[Excerpt from a dataset]
|---|

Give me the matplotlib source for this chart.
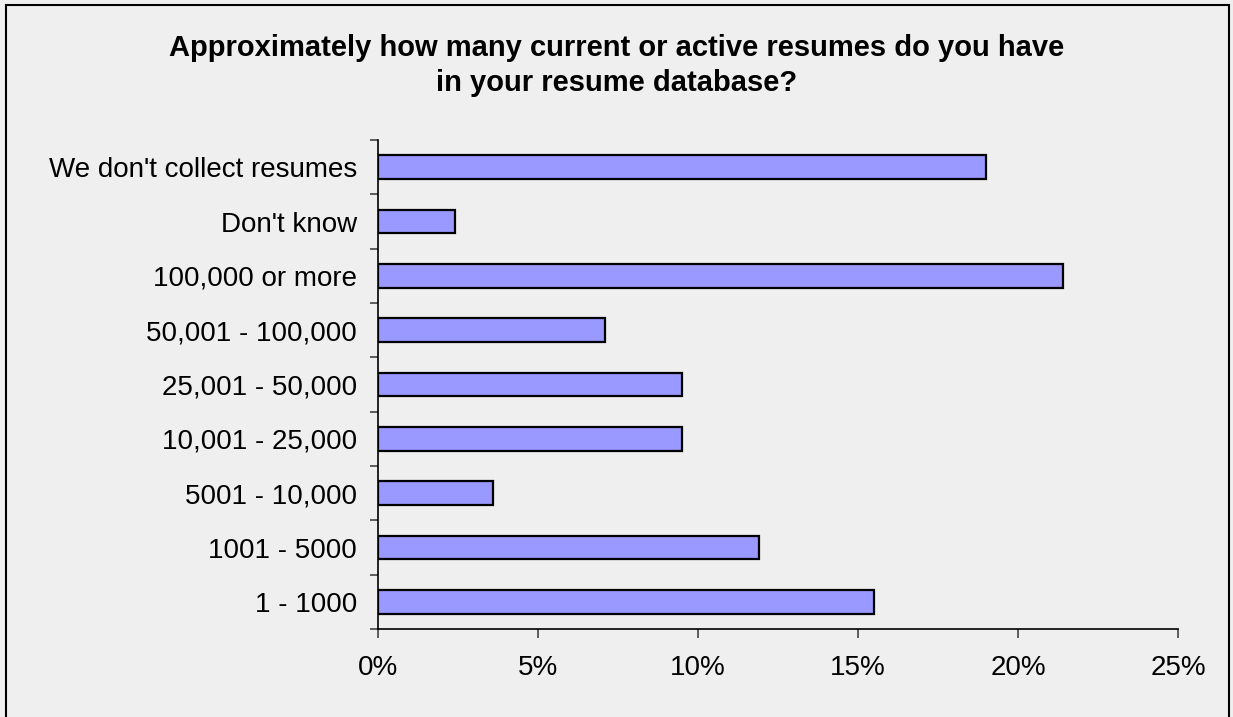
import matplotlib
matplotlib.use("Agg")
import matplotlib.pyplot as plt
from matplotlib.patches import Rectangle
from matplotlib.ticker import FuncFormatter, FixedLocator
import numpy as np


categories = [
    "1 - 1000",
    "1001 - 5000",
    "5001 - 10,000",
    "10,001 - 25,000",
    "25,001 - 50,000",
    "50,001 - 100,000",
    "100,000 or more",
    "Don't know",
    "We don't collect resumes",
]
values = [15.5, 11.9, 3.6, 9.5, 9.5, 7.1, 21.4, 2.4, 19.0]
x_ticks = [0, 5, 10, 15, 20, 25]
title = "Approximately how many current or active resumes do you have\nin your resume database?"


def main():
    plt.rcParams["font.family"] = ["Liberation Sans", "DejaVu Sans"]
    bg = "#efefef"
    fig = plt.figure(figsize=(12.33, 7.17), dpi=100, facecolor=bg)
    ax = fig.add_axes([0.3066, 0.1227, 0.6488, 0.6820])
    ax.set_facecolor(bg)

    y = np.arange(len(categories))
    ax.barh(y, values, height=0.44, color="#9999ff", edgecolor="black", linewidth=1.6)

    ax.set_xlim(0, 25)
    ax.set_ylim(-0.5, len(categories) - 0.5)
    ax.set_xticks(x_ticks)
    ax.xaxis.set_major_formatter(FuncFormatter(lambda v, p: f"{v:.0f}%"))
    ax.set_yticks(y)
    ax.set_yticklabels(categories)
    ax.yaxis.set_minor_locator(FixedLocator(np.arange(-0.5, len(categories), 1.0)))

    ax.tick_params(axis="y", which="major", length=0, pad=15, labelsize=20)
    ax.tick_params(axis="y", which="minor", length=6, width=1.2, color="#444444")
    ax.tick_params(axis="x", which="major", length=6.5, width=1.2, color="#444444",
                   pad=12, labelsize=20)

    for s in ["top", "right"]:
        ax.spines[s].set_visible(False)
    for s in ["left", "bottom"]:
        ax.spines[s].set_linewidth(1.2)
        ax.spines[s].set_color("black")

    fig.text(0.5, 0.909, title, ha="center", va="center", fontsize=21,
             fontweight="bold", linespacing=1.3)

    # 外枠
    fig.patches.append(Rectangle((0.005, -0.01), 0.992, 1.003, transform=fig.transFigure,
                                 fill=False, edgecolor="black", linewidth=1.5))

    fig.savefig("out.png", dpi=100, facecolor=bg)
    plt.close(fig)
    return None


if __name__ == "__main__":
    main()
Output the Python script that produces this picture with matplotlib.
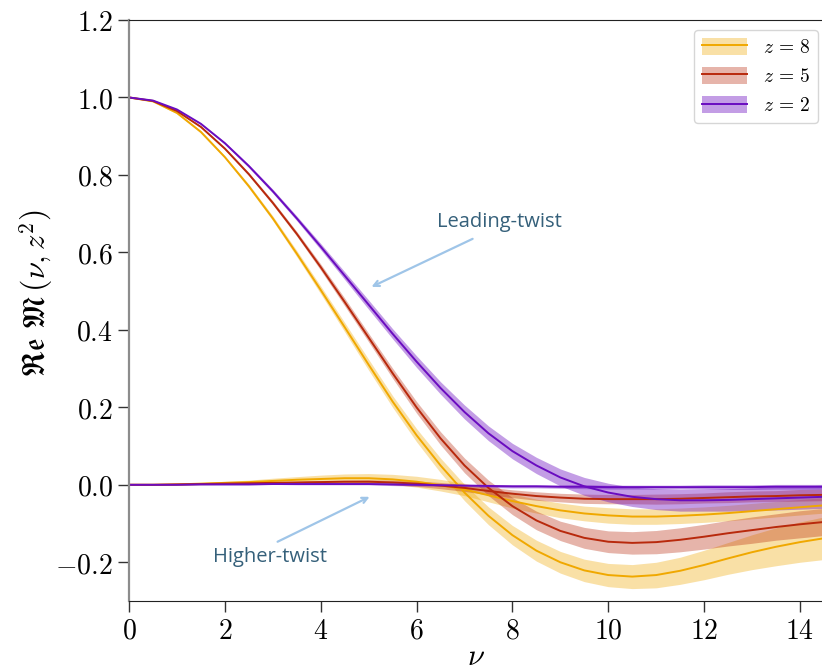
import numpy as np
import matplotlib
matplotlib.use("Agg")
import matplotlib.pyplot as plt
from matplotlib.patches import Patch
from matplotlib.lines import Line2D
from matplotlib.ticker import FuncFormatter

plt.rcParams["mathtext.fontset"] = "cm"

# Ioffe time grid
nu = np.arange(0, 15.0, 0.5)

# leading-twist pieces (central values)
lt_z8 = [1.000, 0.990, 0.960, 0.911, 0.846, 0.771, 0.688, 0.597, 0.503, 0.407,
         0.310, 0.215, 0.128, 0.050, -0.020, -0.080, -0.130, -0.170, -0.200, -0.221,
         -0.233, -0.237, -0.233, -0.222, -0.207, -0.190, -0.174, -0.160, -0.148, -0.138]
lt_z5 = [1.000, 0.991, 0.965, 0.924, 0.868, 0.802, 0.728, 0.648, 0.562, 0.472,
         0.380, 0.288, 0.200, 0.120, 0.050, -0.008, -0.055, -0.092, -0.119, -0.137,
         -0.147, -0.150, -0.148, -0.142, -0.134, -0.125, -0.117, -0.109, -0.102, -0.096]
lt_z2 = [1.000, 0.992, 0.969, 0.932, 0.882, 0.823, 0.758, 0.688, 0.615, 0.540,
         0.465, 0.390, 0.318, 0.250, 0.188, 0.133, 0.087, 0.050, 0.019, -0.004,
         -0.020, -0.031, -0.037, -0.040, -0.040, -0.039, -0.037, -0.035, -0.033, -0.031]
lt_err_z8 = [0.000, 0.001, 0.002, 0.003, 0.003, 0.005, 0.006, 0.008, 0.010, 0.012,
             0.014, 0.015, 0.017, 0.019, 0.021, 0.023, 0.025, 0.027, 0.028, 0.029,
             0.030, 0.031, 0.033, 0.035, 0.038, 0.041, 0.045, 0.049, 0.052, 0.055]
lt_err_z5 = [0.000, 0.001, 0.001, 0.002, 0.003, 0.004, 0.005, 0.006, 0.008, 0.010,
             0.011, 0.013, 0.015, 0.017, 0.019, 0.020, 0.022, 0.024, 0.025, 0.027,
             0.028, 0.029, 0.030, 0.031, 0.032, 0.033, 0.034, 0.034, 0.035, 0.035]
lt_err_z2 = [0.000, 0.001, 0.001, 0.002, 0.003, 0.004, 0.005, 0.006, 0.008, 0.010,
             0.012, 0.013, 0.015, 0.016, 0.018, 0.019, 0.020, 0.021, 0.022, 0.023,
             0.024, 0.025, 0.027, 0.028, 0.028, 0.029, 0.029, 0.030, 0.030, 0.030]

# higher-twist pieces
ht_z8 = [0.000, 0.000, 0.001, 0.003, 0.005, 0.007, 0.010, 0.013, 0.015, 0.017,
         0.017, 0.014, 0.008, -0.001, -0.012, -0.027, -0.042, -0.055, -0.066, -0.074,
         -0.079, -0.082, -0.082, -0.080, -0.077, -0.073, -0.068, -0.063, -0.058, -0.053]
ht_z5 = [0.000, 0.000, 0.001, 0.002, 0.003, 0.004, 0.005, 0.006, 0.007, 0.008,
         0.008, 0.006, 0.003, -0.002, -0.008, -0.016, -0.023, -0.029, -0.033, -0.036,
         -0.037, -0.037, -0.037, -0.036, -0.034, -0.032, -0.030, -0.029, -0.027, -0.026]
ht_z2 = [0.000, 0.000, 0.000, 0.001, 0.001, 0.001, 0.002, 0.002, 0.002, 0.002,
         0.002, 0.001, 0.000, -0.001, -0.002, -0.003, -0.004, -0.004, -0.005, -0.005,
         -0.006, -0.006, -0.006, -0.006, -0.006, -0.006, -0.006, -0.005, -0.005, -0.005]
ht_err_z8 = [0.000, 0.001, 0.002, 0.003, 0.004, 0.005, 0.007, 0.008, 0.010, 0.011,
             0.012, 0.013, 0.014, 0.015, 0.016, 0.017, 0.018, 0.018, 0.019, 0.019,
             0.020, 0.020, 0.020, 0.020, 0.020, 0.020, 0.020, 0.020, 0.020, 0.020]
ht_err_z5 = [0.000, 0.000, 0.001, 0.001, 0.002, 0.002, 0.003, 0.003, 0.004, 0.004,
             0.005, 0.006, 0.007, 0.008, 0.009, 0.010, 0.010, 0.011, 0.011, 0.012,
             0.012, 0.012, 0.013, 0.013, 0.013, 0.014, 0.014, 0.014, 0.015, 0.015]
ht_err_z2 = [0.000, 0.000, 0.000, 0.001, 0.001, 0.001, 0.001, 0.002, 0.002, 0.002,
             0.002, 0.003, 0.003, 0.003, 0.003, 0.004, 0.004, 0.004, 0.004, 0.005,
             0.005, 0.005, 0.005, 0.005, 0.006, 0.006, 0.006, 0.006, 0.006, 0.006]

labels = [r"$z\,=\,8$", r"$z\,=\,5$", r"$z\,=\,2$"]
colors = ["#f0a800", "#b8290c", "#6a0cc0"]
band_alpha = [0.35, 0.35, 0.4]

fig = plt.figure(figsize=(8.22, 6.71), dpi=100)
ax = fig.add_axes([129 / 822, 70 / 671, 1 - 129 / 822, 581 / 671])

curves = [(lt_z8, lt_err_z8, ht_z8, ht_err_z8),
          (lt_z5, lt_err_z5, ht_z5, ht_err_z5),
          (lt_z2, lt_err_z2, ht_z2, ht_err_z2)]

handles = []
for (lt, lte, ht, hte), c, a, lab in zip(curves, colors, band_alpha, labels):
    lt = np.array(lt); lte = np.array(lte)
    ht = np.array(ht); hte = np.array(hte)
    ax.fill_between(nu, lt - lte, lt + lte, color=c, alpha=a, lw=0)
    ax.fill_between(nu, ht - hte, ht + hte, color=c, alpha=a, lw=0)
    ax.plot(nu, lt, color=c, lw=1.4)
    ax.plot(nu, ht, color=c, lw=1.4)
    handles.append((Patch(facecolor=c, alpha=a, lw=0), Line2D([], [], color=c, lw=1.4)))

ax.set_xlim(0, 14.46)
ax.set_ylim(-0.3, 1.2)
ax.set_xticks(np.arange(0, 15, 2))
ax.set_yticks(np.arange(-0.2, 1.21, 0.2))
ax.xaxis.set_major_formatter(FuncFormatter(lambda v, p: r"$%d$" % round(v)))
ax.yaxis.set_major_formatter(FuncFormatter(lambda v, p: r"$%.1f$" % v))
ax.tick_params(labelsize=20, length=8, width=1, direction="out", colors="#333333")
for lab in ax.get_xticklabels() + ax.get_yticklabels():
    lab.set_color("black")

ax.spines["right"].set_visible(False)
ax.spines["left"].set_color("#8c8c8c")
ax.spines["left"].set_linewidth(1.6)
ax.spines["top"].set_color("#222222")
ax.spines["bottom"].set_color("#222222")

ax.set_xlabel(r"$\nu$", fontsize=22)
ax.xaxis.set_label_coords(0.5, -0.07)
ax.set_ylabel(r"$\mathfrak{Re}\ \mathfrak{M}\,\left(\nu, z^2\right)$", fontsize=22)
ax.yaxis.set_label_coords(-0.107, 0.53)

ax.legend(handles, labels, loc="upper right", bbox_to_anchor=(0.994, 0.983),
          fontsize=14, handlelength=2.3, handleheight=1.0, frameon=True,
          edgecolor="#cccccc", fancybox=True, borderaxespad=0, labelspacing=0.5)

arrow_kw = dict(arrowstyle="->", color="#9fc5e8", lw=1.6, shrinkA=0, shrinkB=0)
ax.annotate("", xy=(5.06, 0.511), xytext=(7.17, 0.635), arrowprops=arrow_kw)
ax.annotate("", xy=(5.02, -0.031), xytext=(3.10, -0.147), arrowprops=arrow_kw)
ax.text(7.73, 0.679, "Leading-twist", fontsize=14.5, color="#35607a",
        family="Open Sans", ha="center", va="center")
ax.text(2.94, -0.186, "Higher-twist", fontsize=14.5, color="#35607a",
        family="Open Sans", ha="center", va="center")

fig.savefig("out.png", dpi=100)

|---|

-- REQUEST --
Only the lines from the start of the records to the line with "pad=12, labelsize=20)" belong in the copy. Print them exactly, minus pictures.

-- TASK RESPONSE --
Give me the matplotlib source for this chart.
import matplotlib
matplotlib.use("Agg")
import matplotlib.pyplot as plt
from matplotlib.patches import Rectangle
from matplotlib.ticker import FuncFormatter, FixedLocator
import numpy as np


categories = [
    "1 - 1000",
    "1001 - 5000",
    "5001 - 10,000",
    "10,001 - 25,000",
    "25,001 - 50,000",
    "50,001 - 100,000",
    "100,000 or more",
    "Don't know",
    "We don't collect resumes",
]
values = [15.5, 11.9, 3.6, 9.5, 9.5, 7.1, 21.4, 2.4, 19.0]
x_ticks = [0, 5, 10, 15, 20, 25]
title = "Approximately how many current or active resumes do you have\nin your resume database?"


def main():
    plt.rcParams["font.family"] = ["Liberation Sans", "DejaVu Sans"]
    bg = "#efefef"
    fig = plt.figure(figsize=(12.33, 7.17), dpi=100, facecolor=bg)
    ax = fig.add_axes([0.3066, 0.1227, 0.6488, 0.6820])
    ax.set_facecolor(bg)

    y = np.arange(len(categories))
    ax.barh(y, values, height=0.44, color="#9999ff", edgecolor="black", linewidth=1.6)

    ax.set_xlim(0, 25)
    ax.set_ylim(-0.5, len(categories) - 0.5)
    ax.set_xticks(x_ticks)
    ax.xaxis.set_major_formatter(FuncFormatter(lambda v, p: f"{v:.0f}%"))
    ax.set_yticks(y)
    ax.set_yticklabels(categories)
    ax.yaxis.set_minor_locator(FixedLocator(np.arange(-0.5, len(categories), 1.0)))

    ax.tick_params(axis="y", which="major", length=0, pad=15, labelsize=20)
    ax.tick_params(axis="y", which="minor", length=6, width=1.2, color="#444444")
    ax.tick_params(axis="x", which="major", length=6.5, width=1.2, color="#444444",
                   pad=12, labelsize=20)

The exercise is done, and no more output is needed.